MATERIAL.
*-*-*
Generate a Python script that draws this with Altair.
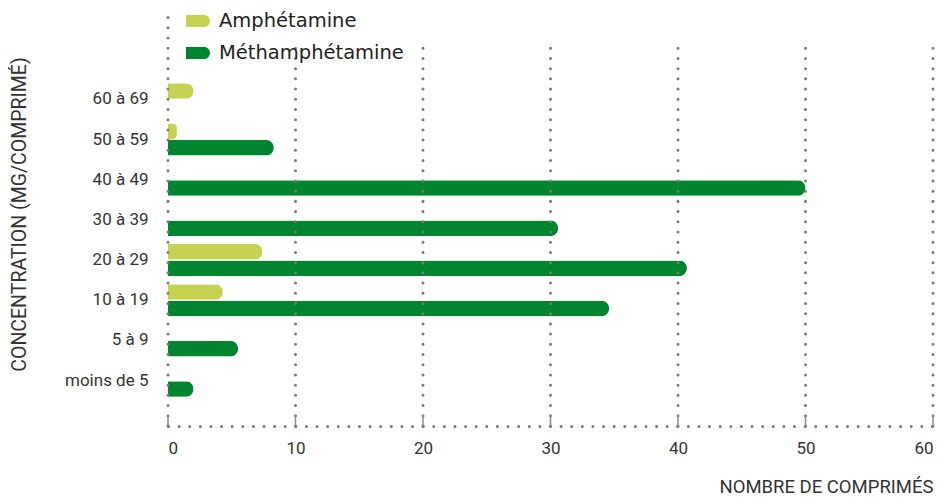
*-*-*
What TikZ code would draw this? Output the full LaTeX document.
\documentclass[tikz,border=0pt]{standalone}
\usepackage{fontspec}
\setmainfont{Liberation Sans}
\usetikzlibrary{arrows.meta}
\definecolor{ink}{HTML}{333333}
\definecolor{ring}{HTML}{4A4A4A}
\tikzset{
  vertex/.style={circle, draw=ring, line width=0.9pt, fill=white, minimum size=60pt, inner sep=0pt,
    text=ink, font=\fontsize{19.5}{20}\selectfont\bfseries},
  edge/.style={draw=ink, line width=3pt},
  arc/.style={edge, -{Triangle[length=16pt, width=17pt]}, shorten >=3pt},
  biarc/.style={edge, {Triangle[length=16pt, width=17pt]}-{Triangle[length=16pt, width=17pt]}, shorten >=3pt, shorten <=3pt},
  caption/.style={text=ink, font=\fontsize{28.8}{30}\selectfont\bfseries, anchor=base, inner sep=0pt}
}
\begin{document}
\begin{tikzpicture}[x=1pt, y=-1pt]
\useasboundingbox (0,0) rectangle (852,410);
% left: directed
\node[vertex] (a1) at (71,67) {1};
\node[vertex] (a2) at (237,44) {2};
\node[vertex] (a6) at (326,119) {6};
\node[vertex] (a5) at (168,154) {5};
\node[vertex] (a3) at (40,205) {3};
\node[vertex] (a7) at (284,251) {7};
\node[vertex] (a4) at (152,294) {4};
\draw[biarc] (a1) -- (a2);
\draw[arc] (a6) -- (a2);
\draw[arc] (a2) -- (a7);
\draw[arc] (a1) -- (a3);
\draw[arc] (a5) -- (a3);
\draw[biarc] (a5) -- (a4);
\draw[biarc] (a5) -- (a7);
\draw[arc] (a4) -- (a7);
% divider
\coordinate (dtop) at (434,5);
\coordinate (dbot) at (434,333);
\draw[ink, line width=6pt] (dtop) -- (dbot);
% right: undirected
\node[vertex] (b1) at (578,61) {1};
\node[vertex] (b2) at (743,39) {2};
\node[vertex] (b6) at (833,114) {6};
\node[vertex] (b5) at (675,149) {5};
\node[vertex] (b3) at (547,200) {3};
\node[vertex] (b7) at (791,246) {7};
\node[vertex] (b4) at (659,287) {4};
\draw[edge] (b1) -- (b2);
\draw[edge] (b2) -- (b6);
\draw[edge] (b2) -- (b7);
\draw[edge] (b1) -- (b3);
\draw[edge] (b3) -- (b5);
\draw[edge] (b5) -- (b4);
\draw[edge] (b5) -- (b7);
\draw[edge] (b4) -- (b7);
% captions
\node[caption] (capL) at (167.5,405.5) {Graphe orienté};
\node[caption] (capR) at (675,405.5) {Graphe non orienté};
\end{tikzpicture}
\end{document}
*-*-*
TASK OBJECTIVE.
Lines that hold the word "this" are the ones to return, every one of them.

RESPONSE.
Generate a Python script that draws this with Altair.
What TikZ code would draw this? Output the full LaTeX document.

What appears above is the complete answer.